UAW President Williams with reporters in Detroit

UAW President Williams with reporters in Detroit.

UAW’s Williams Critical of Mexico’s Rise; Says Contract Strike Possible

Successful talks likely will hinge on the 2-tier wage structure put in place at Detroit Three manufacturing plants in 2007.

DETROIT – UAW President Dennis Williams says the rapidly growing role of Mexico as a low-cost alternative to building vehicles in the U.S. challenges his membership to increase productivity, but perhaps more importantly raises serious socioeconomic issues between the two countries.

Speaking to reporters at Solidarity House here today ahead of the start of contract negotiations with the Detroit Three next month, the first-term labor chief also warns General Motors, FCA US and Ford that the union’s war chest is full and workers are prepared to strike if talks break down.

As part of the restructuring of the Detroit Three in 2007, the UAW agreed not to walk off the job and risk torpedoing the industry’s turnaround. But that caveat lifts when the current 4-year agreement expires in September, and with a controversial 2-tier wage gap as a central bargaining topic, the prospect of a strike has never been stronger.

“I never go into a negotiation without being prepared,” Williams says of the strike possibility. He reports the union’s strike fund is healthy, too, but adds, “We believe we can get through collective bargaining without a confrontation.”

Successful talks likely will hinge on the 2-tier wage structure put in place at Detroit Three manufacturing plants when contracts were unsealed and edited eight years ago. The pay scale, widely credited with bringing the lopsided labor costs of GM, FCA and Ford in balance with those of transplant automakers, sees entry-level workers earning $19 an hour compared with $28 for traditional ones.

While it effectively saved the industry from collapse when the U.S. economy imploded, it takes a long time to graduate from the first tier to the second, and with thousands of entry-level workers hired in recent years and automakers earning billions of dollars in profits, the union  rank-and-file say it creates friction with management and colleagues on the shop floor.

Longtime UAW members at the Detroit Three also have not seen a wage increase in eight years, although profit-sharing checks have been flowing again.

“We’ve made sacrifices, and we feel it is our time,” Williams says. “We will bridge that gap. We are going to find a way.”

Williams also would like the U.S. government to address the growing role Mexico plays in North American production.

Automakers are investing billions of dollars in new and existing operations there, taking advantage of low labor costs, loose regulations and cheap real estate. He admits the combination makes it difficult for his union to compete.

Last year, Mexico built 3.2 million light vehicles, or more than twice the cars and trucks it assembled 10 years ago. WardsAuto forecasts the country’s annual production will grow to 4.7 million units by 2021.
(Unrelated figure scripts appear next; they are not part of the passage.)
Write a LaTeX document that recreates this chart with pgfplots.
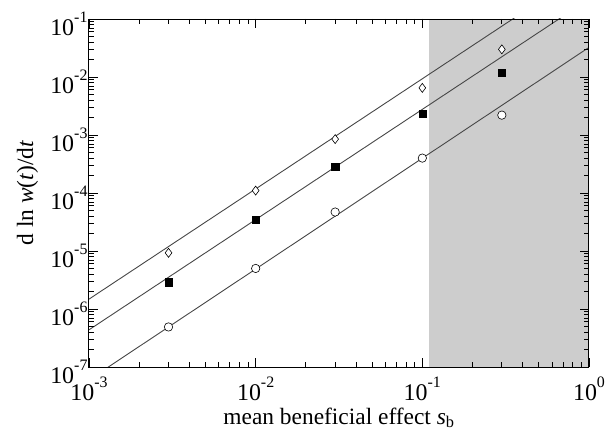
\documentclass[border=0pt]{standalone}
\usepackage{fontspec}
\setmainfont{Liberation Serif}
\usepackage{pgfplots}
\pgfplotsset{compat=1.18}
\definecolor{shade}{RGB}{205,205,205}
\definecolor{lin}{RGB}{70,70,70}
\newcommand{\tp}[1]{10\raisebox{0.55em}{\fontsize{16}{16}\selectfont #1}}
\begin{document}
\begin{tikzpicture}
\useasboundingbox (-89bp,-68bp) rectangle (527bp,367bp);
\begin{axis}[
  at={(0,0)}, anchor=south west,
  xmode=log, ymode=log,
  scale only axis, width=500bp, height=348bp,
  xmin=1e-3, xmax=1, ymin=1e-7, ymax=1e-1,
  axis on top,
  xtick={1e-3,1e-2,1e-1,1},
  xticklabels={\tp{-3},\tp{-2},\tp{-1},\tp{0}},
  ytick={1e-7,1e-6,1e-5,1e-4,1e-3,1e-2,1e-1},
  yticklabels={\tp{-7},\tp{-6},\tp{-5},\tp{-4},\tp{-3},\tp{-2},\tp{-1}},
  tick label style={font=\fontsize{24}{26}\selectfont},
  xticklabel style={yshift=-6bp},
  yticklabel style={xshift=2bp, yshift=-5bp},
  label style={font=\fontsize{23.5}{26}\selectfont},
  xlabel={mean beneficial effect \textit{s}\textsubscript{b}},
  ylabel={d ln \textit{w}(\textit{t})/d\textit{t}},
  xlabel style={at={(axis description cs:0.5,0)}, anchor=base, yshift=-57bp},
  ylabel style={at={(axis description cs:-0.123,0.5)}, anchor=center},
  major tick length=9bp, minor tick length=5bp,
  every tick/.style={black, line width=0.8pt},
  axis line style={line width=1pt},
  clip=true,
]
\addplot[draw=none, fill=shade] coordinates {(0.11,1e-7) (0.11,1e-1) (1,1e-1) (1,1e-7)} -- cycle;
% fitted lines
\addplot[lin, line width=0.9pt] coordinates {(1e-3,1.48e-6) (1,0.74)};
\addplot[lin, line width=0.9pt] coordinates {(1e-3,4.37e-7) (1,0.22)};
\addplot[lin, line width=0.9pt] coordinates {(1e-3,6.0e-8) (1,0.0324)};
% data
\addplot[only marks, mark=diamond*, mark size=4.5bp, mark options={fill=white, draw=black, line width=0.6pt}] coordinates {(0.003,9.3e-6) (0.01,1.1e-4) (0.03,8.5e-4) (0.1,6.5e-3) (0.3,3.0e-2)};
\addplot[only marks, mark=square*, mark size=3.6bp, mark options={fill=black, draw=black}] coordinates {(0.003,2.9e-6) (0.01,3.5e-5) (0.03,2.8e-4) (0.1,2.3e-3) (0.3,1.2e-2)};
\addplot[only marks, mark=*, mark size=4.2bp, mark options={fill=white, draw=black, line width=0.6pt}] coordinates {(0.003,4.9e-7) (0.01,5.0e-6) (0.03,4.7e-5) (0.1,4.0e-4) (0.3,2.2e-3)};
\end{axis}
\end{tikzpicture}
\end{document}
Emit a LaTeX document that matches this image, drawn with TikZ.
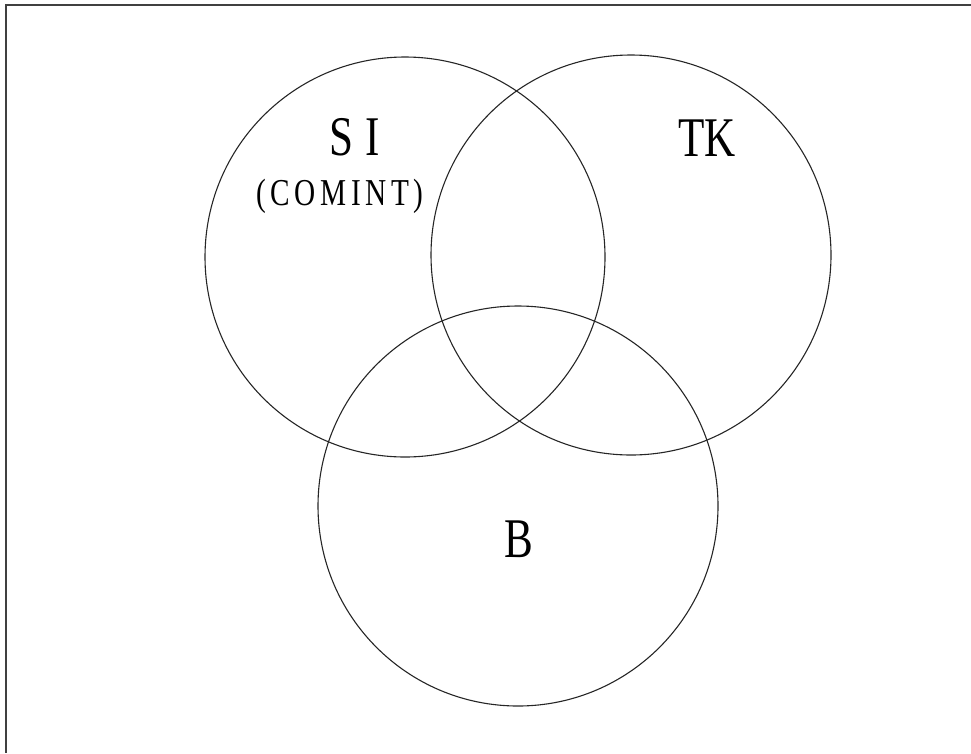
\documentclass[tikz,border=0pt]{standalone}
\usepackage{fontspec}
\newfontfamily\labfont[FakeStretch=0.77]{Liberation Serif}
\newfontfamily\smallfont[FakeStretch=0.77,LetterSpace=12]{Liberation Serif}
\begin{document}
\begin{tikzpicture}[x=1pt,y=-1pt,
  setcircle/.style={draw=black!85,line width=1.1pt},
  frameline/.style={draw=black!75,line width=2pt},
  biglabel/.style={anchor=base,inner sep=0pt,font=\labfont\fontsize{56}{56}\selectfont},
  smalllabel/.style={anchor=base,inner sep=0pt,font=\smallfont\fontsize{38}{38}\selectfont}]
\useasboundingbox (0,0) rectangle (971,753);
\coordinate (tl) at (6,5);
\coordinate (tr) at (971,5);
\coordinate (bl) at (6,753);
\draw[frameline] (tr) -- (tl) -- (bl);
\node[setcircle,circle,minimum size=400pt,inner sep=0pt] (si) at (405,257) {};
\node[setcircle,circle,minimum size=400pt,inner sep=0pt] (tk) at (631,255) {};
\node[setcircle,circle,minimum size=400pt,inner sep=0pt] (b) at (518,506) {};
\node[biglabel] (silab) at (355,155) {S\kern12pt I};
\node[smalllabel] (comint) at (340,205) {(COMINT)};
\node[biglabel] (tklab) at (707,156) {TK};
\node[biglabel] (blab) at (519,557) {B};
\end{tikzpicture}
\end{document}
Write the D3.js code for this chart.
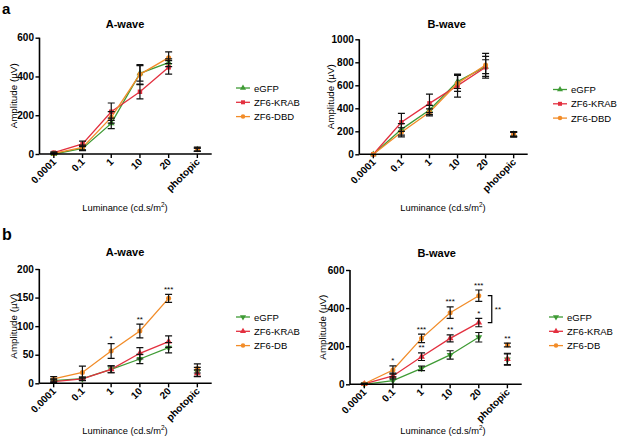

“Right now we are competing because we are more productive, but we’ve got to get the number of hours down that it takes to build a vehicle,” Williams says.

“But the real question is why we allow a neighboring country, such as Mexico, to not create a real middle class and a real democratic country. Why are we so critical of the Middle East, when it is happening right here in North America?”

Williams says he speaks with automakers regularly about global investments and Mexico is “a big concern,” calling it an example of how a trade pact failed. He blames NAFTA for sucking 700,000 manufacturing jobs out of the U.S. since it began in 1994.

“They have a lot of problems in their government and otherwise,” Williams says. “They suppress workers, and corporations are taking advantage of the conditions. And at the same time, their biggest market is the United States.

“So they are using cheap labor and conditions our government would be speaking out against if it was any other country. And they are shipping products here to sell. It is wrong for the (U.S.), it is wrong for the Mexican people, and we are going to address it.”

Williams stops short of taking a side in the merger dispute between GM and FCA. The tussle saw GM CEO Mary Barra rebuff FCA CEO Sergio Marchionne’s plea for a tie-up to reduce soaring product-development costs. Unsatisfied, Marchionne has pursued it with activist GM investors and in recent days it has emerged that both sides secured financial consultants to fortify their positions.

The UAW has brought in its own team experts to assess the proposition.

“We’re testing what Sergio has said,” Williams remarks. “We have not come out for or against. We’ll continue to monitor it. When it comes to bargaining, that does not have an impact. We’re not going to support anything that hurts our members.”

At the same time, Williams admits he relishes his front-row seat to the spectacle.

“I enjoy, every once in a while, them sparring instead of us.”